··· Record extracts ···

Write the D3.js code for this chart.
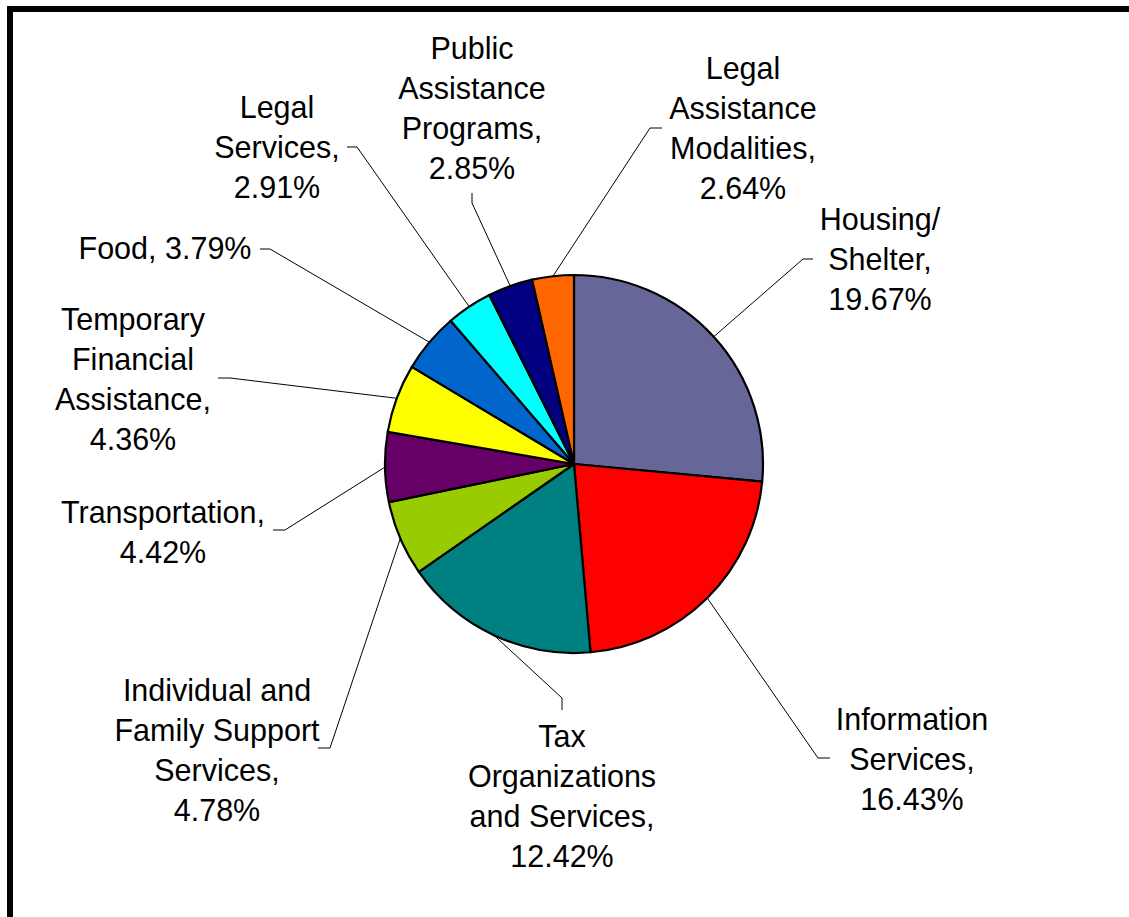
<!DOCTYPE html>
<html>
<head>
<meta charset="utf-8">
<script src="https://cdn.jsdelivr.net/npm/d3@7"></script>
<style>
  html, body { margin: 0; padding: 0; background: #fff; overflow: hidden; }
  text { font-family: "Liberation Sans", Arial, sans-serif; }
</style>
</head>
<body>
<div id="grafico"></div>
<script>
// dados ----------------------------------------------------------------------
const categorias = [
  ["Housing/", "Shelter,"],
  ["Information", "Services,"],
  ["Tax", "Organizations", "and Services,"],
  ["Individual and", "Family Support", "Services,"],
  ["Transportation,"],
  ["Temporary", "Financial", "Assistance,"],
  ["Food, "],
  ["Legal", "Services,"],
  ["Public", "Assistance", "Programs,"],
  ["Legal", "Assistance", "Modalities,"]
];
const valores = [19.67, 16.43, 12.42, 4.78, 4.42, 4.36, 3.79, 2.91, 2.85, 2.64];
const cores = ["#666699", "#ff0000", "#008080", "#99cc00", "#660066",
               "#ffff00", "#0066cc", "#00ffff", "#000080", "#ff6600"];

// layout dos rótulos (posição manual, como no Excel) -------------------------
// cx = centro do texto, y0 = 1a linha de base, ancora = fim da linha guia, fim = traço curto
const rotulos = [
  { cx: 880, y0: 230, ancora: [803, 259], fim: [813, 259] },
  { cx: 912, y0: 730, ancora: [818, 758], fim: [830, 758] },
  { cx: 562, y0: 747, ancora: [562, 698], fim: [562, 710] },
  { cx: 217, y0: 701, ancora: [330, 748], fim: [318, 748] },
  { cx: 163, y0: 523, ancora: [285, 530], fim: [273, 530] },
  { cx: 133, y0: 330, ancora: [230, 378], fim: [218, 378] },
  { cx: 165, y0: 259, ancora: [270, 249], fim: [260, 249], linha: true },
  { cx: 277, y0: 118, ancora: [357, 147], fim: [347, 147] },
  { cx: 472, y0: 59,  ancora: [472, 203], fim: [472, 193] },
  { cx: 743, y0: 79,  ancora: [650, 128], fim: [662, 128] }
];

const largura = 1129, altura = 917;
const centro = [574, 464], raio = 189;
const entrelinha = 40;

const svg = d3.select("#grafico").append("svg")
  .attr("width", largura)
  .attr("height", altura)
  .attr("viewBox", [0, 0, largura, altura]);

// moldura
svg.append("rect")
  .attr("x", 10).attr("y", 9)
  .attr("width", 1300).attr("height", 1100)
  .attr("fill", "none")
  .attr("stroke", "#000")
  .attr("stroke-width", 6);

const pie = d3.pie().sort(null).value(d => d)(valores);
const arco = d3.arc().innerRadius(0).outerRadius(raio);

const g = svg.append("g").attr("transform", `translate(${centro})`);

// fatias
g.selectAll("path")
  .data(pie)
  .join("path")
    .attr("d", arco)
    .attr("fill", (d, i) => cores[i])
    .attr("stroke", "#000")
    .attr("stroke-width", 2.2)
    .attr("stroke-linejoin", "round");

// linhas guia
const pontoBorda = d => {
  const a = (d.startAngle + d.endAngle) / 2;
  return [centro[0] + raio * Math.sin(a), centro[1] - raio * Math.cos(a)];
};

svg.append("g")
  .attr("fill", "none")
  .attr("stroke", "#000")
  .attr("stroke-width", 1)
  .selectAll("path")
  .data(pie)
  .join("path")
    .attr("d", (d, i) => d3.line()([pontoBorda(d), rotulos[i].ancora, rotulos[i].fim]));

// textos
const txt = svg.append("g")
  .attr("font-size", 30.5)
  .attr("fill", "#000")
  .attr("text-anchor", "middle")
  .selectAll("text")
  .data(pie)
  .join("text")
    .attr("x", (d, i) => rotulos[i].cx)
    .attr("y", (d, i) => rotulos[i].y0);

txt.each(function(d, i) {
  const el = d3.select(this);
  const pct = valores[i].toFixed(2) + "%";
  const linhas = rotulos[i].linha
    ? [categorias[i].join("") + pct]
    : [...categorias[i], pct];
  linhas.forEach((l, k) => {
    el.append("tspan")
      .attr("x", rotulos[i].cx)
      .attr("y", rotulos[i].y0 + k * entrelinha)
      .text(l);
  });
});
</script>
</body>
</html>
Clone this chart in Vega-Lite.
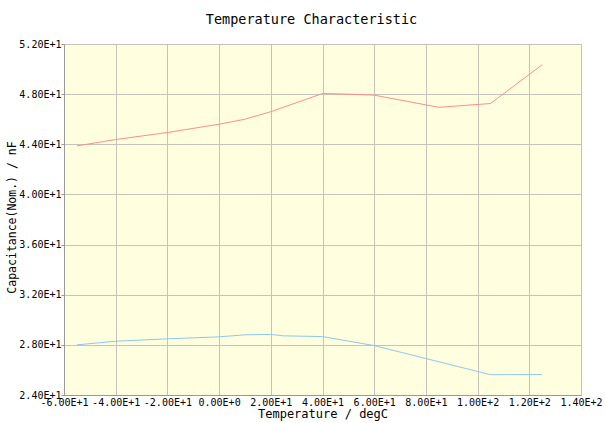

···

# [What the exercise asks]
Copy every record character for character. Skip the pictures.

# [Task output]
Write the D3.js code for this chart.
<!DOCTYPE html>
<html>
<head>
<meta charset="utf-8">
<script src="https://cdn.jsdelivr.net/npm/d3@7"></script>
<style>
  html, body { margin: 0; padding: 0; background: #fff; overflow: hidden; }
  text { font-family: "Liberation Sans", Arial, sans-serif; }
</style>
</head>
<body>
<div id="grafico"></div>
<script>
// dados ----------------------------------------------------------------------
const categorias = [
  ["Housing/", "Shelter,"],
  ["Information", "Services,"],
  ["Tax", "Organizations", "and Services,"],
  ["Individual and", "Family Support", "Services,"],
  ["Transportation,"],
  ["Temporary", "Financial", "Assistance,"],
  ["Food, "],
  ["Legal", "Services,"],
  ["Public", "Assistance", "Programs,"],
  ["Legal", "Assistance", "Modalities,"]
];
const valores = [19.67, 16.43, 12.42, 4.78, 4.42, 4.36, 3.79, 2.91, 2.85, 2.64];
const cores = ["#666699", "#ff0000", "#008080", "#99cc00", "#660066",
               "#ffff00", "#0066cc", "#00ffff", "#000080", "#ff6600"];

// layout dos rótulos (posição manual, como no Excel) -------------------------
// cx = centro do texto, y0 = 1a linha de base, ancora = fim da linha guia, fim = traço curto
const rotulos = [
  { cx: 880, y0: 230, ancora: [803, 259], fim: [813, 259] },
  { cx: 912, y0: 730, ancora: [818, 758], fim: [830, 758] },
  { cx: 562, y0: 747, ancora: [562, 698], fim: [562, 710] },
  { cx: 217, y0: 701, ancora: [330, 748], fim: [318, 748] },
  { cx: 163, y0: 523, ancora: [285, 530], fim: [273, 530] },
  { cx: 133, y0: 330, ancora: [230, 378], fim: [218, 378] },
  { cx: 165, y0: 259, ancora: [270, 249], fim: [260, 249], linha: true },
  { cx: 277, y0: 118, ancora: [357, 147], fim: [347, 147] },
  { cx: 472, y0: 59,  ancora: [472, 203], fim: [472, 193] },
  { cx: 743, y0: 79,  ancora: [650, 128], fim: [662, 128] }
];

const largura = 1129, altura = 917;
const centro = [574, 464], raio = 189;
const entrelinha = 40;

const svg = d3.select("#grafico").append("svg")
  .attr("width", largura)
  .attr("height", altura)
  .attr("viewBox", [0, 0, largura, altura]);

// moldura
svg.append("rect")
  .attr("x", 10).attr("y", 9)
  .attr("width", 1300).attr("height", 1100)
  .attr("fill", "none")
  .attr("stroke", "#000")
  .attr("stroke-width", 6);

const pie = d3.pie().sort(null).value(d => d)(valores);
const arco = d3.arc().innerRadius(0).outerRadius(raio);

const g = svg.append("g").attr("transform", `translate(${centro})`);

// fatias
g.selectAll("path")
  .data(pie)
  .join("path")
    .attr("d", arco)
    .attr("fill", (d, i) => cores[i])
    .attr("stroke", "#000")
    .attr("stroke-width", 2.2)
    .attr("stroke-linejoin", "round");

// linhas guia
const pontoBorda = d => {
  const a = (d.startAngle + d.endAngle) / 2;
  return [centro[0] + raio * Math.sin(a), centro[1] - raio * Math.cos(a)];
};

svg.append("g")
  .attr("fill", "none")
  .attr("stroke", "#000")
  .attr("stroke-width", 1)
  .selectAll("path")
  .data(pie)
  .join("path")
    .attr("d", (d, i) => d3.line()([pontoBorda(d), rotulos[i].ancora, rotulos[i].fim]));

// textos
const txt = svg.append("g")
  .attr("font-size", 30.5)
  .attr("fill", "#000")
  .attr("text-anchor", "middle")
  .selectAll("text")
  .data(pie)
  .join("text")
    .attr("x", (d, i) => rotulos[i].cx)
    .attr("y", (d, i) => rotulos[i].y0);

txt.each(function(d, i) {
  const el = d3.select(this);
  const pct = valores[i].toFixed(2) + "%";
  const linhas = rotulos[i].linha
    ? [categorias[i].join("") + pct]
    : [...categorias[i], pct];
  linhas.forEach((l, k) => {
    el.append("tspan")
      .attr("x", rotulos[i].cx)
      .attr("y", rotulos[i].y0 + k * entrelinha)
      .text(l);
  });
});
</script>
</body>
</html>
Clone this chart in Vega-Lite.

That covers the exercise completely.